DATA SHOWN ▸
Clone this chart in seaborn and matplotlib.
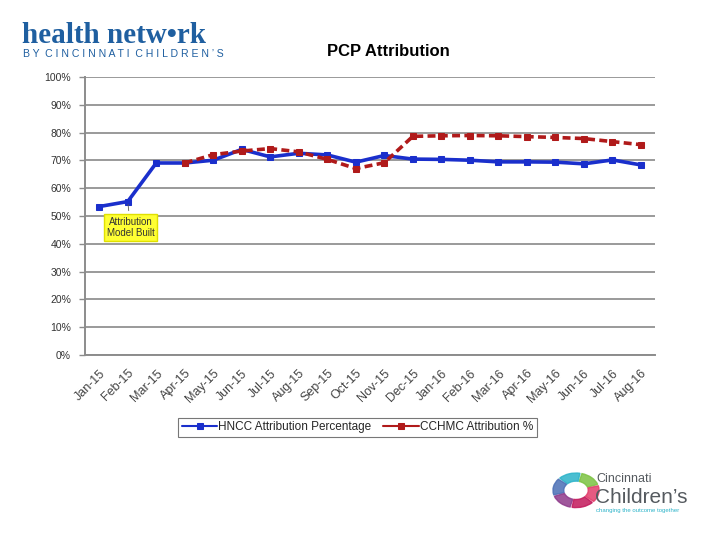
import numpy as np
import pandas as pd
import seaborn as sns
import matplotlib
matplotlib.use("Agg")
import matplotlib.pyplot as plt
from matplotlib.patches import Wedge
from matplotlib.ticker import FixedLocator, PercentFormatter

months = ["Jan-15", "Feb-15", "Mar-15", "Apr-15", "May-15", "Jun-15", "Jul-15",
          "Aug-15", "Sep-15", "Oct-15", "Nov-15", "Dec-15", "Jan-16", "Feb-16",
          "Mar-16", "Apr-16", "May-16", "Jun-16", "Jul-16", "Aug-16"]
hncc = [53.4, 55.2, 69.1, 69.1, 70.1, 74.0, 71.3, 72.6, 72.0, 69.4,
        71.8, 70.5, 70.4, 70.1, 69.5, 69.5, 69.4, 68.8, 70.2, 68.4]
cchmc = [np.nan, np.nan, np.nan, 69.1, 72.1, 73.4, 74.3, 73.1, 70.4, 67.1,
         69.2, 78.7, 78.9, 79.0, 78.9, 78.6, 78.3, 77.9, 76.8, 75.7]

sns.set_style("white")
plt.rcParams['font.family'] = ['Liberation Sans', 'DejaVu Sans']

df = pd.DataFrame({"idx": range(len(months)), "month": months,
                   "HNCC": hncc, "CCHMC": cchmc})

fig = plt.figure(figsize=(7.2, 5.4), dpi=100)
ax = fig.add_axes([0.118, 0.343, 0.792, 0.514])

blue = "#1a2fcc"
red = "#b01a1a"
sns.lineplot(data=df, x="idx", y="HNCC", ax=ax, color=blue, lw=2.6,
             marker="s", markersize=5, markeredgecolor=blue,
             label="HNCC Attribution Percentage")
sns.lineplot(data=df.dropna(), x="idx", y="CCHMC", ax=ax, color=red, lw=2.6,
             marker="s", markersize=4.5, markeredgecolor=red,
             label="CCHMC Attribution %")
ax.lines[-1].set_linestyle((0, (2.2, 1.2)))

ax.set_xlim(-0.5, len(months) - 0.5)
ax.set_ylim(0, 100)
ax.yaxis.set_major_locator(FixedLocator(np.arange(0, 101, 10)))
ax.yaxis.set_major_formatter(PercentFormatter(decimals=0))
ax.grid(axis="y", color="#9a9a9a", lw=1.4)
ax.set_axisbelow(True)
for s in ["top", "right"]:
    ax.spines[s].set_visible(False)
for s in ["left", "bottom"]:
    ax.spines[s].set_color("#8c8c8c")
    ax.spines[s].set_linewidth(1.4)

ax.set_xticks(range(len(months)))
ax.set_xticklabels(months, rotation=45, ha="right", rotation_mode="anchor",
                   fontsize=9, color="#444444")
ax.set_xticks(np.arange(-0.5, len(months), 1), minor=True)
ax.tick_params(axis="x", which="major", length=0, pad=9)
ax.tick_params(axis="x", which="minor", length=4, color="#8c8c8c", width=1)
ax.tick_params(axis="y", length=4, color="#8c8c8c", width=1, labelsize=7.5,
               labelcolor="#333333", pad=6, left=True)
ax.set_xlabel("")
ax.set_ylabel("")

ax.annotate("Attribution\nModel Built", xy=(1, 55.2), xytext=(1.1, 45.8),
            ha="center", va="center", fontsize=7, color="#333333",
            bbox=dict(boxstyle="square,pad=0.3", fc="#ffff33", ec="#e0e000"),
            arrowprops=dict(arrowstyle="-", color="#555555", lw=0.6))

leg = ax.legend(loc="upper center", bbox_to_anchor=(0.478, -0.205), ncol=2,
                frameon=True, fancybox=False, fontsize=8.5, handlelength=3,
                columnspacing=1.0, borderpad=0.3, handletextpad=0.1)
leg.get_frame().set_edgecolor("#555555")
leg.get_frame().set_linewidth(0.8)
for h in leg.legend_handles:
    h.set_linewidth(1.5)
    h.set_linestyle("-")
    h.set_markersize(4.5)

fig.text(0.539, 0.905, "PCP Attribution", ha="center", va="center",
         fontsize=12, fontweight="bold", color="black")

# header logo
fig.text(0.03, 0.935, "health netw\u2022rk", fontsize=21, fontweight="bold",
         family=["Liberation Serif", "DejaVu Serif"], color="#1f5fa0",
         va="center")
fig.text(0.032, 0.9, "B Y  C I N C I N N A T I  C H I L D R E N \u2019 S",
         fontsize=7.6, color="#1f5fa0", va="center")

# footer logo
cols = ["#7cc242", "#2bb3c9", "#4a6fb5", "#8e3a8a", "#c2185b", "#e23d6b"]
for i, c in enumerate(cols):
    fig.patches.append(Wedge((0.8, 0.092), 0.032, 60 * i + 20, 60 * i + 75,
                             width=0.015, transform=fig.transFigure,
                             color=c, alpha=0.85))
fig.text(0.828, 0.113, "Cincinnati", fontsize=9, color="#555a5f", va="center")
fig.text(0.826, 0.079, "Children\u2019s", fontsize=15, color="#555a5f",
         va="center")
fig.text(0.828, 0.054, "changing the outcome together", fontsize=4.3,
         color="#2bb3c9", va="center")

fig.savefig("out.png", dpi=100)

TASK DESCRIPTION ▸ Exclude the images, then output the data above word for word.

FULL ANSWER ▸
Clone this chart in seaborn and matplotlib.
import numpy as np
import pandas as pd
import seaborn as sns
import matplotlib
matplotlib.use("Agg")
import matplotlib.pyplot as plt
from matplotlib.patches import Wedge
from matplotlib.ticker import FixedLocator, PercentFormatter

months = ["Jan-15", "Feb-15", "Mar-15", "Apr-15", "May-15", "Jun-15", "Jul-15",
          "Aug-15", "Sep-15", "Oct-15", "Nov-15", "Dec-15", "Jan-16", "Feb-16",
          "Mar-16", "Apr-16", "May-16", "Jun-16", "Jul-16", "Aug-16"]
hncc = [53.4, 55.2, 69.1, 69.1, 70.1, 74.0, 71.3, 72.6, 72.0, 69.4,
        71.8, 70.5, 70.4, 70.1, 69.5, 69.5, 69.4, 68.8, 70.2, 68.4]
cchmc = [np.nan, np.nan, np.nan, 69.1, 72.1, 73.4, 74.3, 73.1, 70.4, 67.1,
         69.2, 78.7, 78.9, 79.0, 78.9, 78.6, 78.3, 77.9, 76.8, 75.7]

sns.set_style("white")
plt.rcParams['font.family'] = ['Liberation Sans', 'DejaVu Sans']

df = pd.DataFrame({"idx": range(len(months)), "month": months,
                   "HNCC": hncc, "CCHMC": cchmc})

fig = plt.figure(figsize=(7.2, 5.4), dpi=100)
ax = fig.add_axes([0.118, 0.343, 0.792, 0.514])

blue = "#1a2fcc"
red = "#b01a1a"
sns.lineplot(data=df, x="idx", y="HNCC", ax=ax, color=blue, lw=2.6,
             marker="s", markersize=5, markeredgecolor=blue,
             label="HNCC Attribution Percentage")
sns.lineplot(data=df.dropna(), x="idx", y="CCHMC", ax=ax, color=red, lw=2.6,
             marker="s", markersize=4.5, markeredgecolor=red,
             label="CCHMC Attribution %")
ax.lines[-1].set_linestyle((0, (2.2, 1.2)))

ax.set_xlim(-0.5, len(months) - 0.5)
ax.set_ylim(0, 100)
ax.yaxis.set_major_locator(FixedLocator(np.arange(0, 101, 10)))
ax.yaxis.set_major_formatter(PercentFormatter(decimals=0))
ax.grid(axis="y", color="#9a9a9a", lw=1.4)
ax.set_axisbelow(True)
for s in ["top", "right"]:
    ax.spines[s].set_visible(False)
for s in ["left", "bottom"]:
    ax.spines[s].set_color("#8c8c8c")
    ax.spines[s].set_linewidth(1.4)

ax.set_xticks(range(len(months)))
ax.set_xticklabels(months, rotation=45, ha="right", rotation_mode="anchor",
                   fontsize=9, color="#444444")
ax.set_xticks(np.arange(-0.5, len(months), 1), minor=True)
ax.tick_params(axis="x", which="major", length=0, pad=9)
ax.tick_params(axis="x", which="minor", length=4, color="#8c8c8c", width=1)
ax.tick_params(axis="y", length=4, color="#8c8c8c", width=1, labelsize=7.5,
               labelcolor="#333333", pad=6, left=True)
ax.set_xlabel("")
ax.set_ylabel("")

ax.annotate("Attribution\nModel Built", xy=(1, 55.2), xytext=(1.1, 45.8),
            ha="center", va="center", fontsize=7, color="#333333",
            bbox=dict(boxstyle="square,pad=0.3", fc="#ffff33", ec="#e0e000"),
            arrowprops=dict(arrowstyle="-", color="#555555", lw=0.6))

leg = ax.legend(loc="upper center", bbox_to_anchor=(0.478, -0.205), ncol=2,
                frameon=True, fancybox=False, fontsize=8.5, handlelength=3,
                columnspacing=1.0, borderpad=0.3, handletextpad=0.1)
leg.get_frame().set_edgecolor("#555555")
leg.get_frame().set_linewidth(0.8)
for h in leg.legend_handles:
    h.set_linewidth(1.5)
    h.set_linestyle("-")
    h.set_markersize(4.5)

fig.text(0.539, 0.905, "PCP Attribution", ha="center", va="center",
         fontsize=12, fontweight="bold", color="black")

# header logo
fig.text(0.03, 0.935, "health netw\u2022rk", fontsize=21, fontweight="bold",
         family=["Liberation Serif", "DejaVu Serif"], color="#1f5fa0",
         va="center")
fig.text(0.032, 0.9, "B Y  C I N C I N N A T I  C H I L D R E N \u2019 S",
         fontsize=7.6, color="#1f5fa0", va="center")

# footer logo
cols = ["#7cc242", "#2bb3c9", "#4a6fb5", "#8e3a8a", "#c2185b", "#e23d6b"]
for i, c in enumerate(cols):
    fig.patches.append(Wedge((0.8, 0.092), 0.032, 60 * i + 20, 60 * i + 75,
                             width=0.015, transform=fig.transFigure,
                             color=c, alpha=0.85))
fig.text(0.828, 0.113, "Cincinnati", fontsize=9, color="#555a5f", va="center")
fig.text(0.826, 0.079, "Children\u2019s", fontsize=15, color="#555a5f",
         va="center")
fig.text(0.828, 0.054, "changing the outcome together", fontsize=4.3,
         color="#2bb3c9", va="center")

fig.savefig("out.png", dpi=100)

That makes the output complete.